Problem:
Can every natural number be written as $\displaystyle \left\lfloor \frac{2^{2^s+1}}{3^k} \right\rfloor$ for some $s,k\in \mathbb{N}$?
Context and thoughts:
This is a generalization of these problems: Density of $2^a 3^b$ and Creating a number by multiplying by 2 and dividing by 3. In the second link there is a comment I did where I tried to confirm that when the exponent of the $2$ in the numerator can be any natural number, then the answer is yes. This procedure does not work, at least directly, in this case, because it would need that $2^n\alpha - \lfloor 2^n\alpha \rfloor$ to be dense in $[0,1]$, and in the question I linked it's proven to be false in general. I assume this has some connections with the normality in base $2$ of the irrational $\alpha$, which in our case would be $\frac{\log 2}{\log 3}$ if I'm not mistaken, but I don't know if it's even known whether it's normal or not. I also don't think both problems are equivalent, density and normality seem to be way stronger than the question only for naturals.
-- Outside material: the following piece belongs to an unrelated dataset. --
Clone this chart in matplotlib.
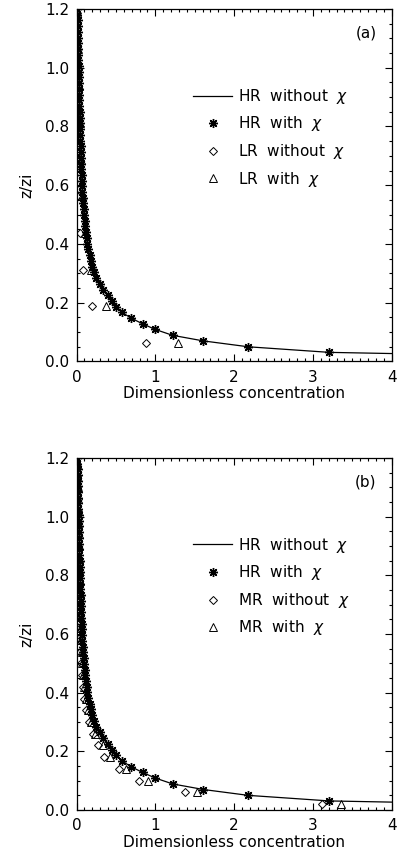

This new version comes from this question: Integer less than 7000 achievable by .... One can notice that if the answer to the question I posted is yes, then one can produce a method to obtain all integers in the linked question because the numerators are always achievable just with the first function and $4$. I understand the obvious overlap between the two, but I'm actually interested in methods for questions of density like this one, because I've seen them in different contexts, while the linked question can have other approaches. Moreover, I think the answer to this one could end up being negative.
My attempt at programming it for low numbers that you can try online here seems to get all decompositions from $1$ to $60$, due to the exponent the numbers get large quite fast so it starts to get slower the more you continue because the precision needs to be larger.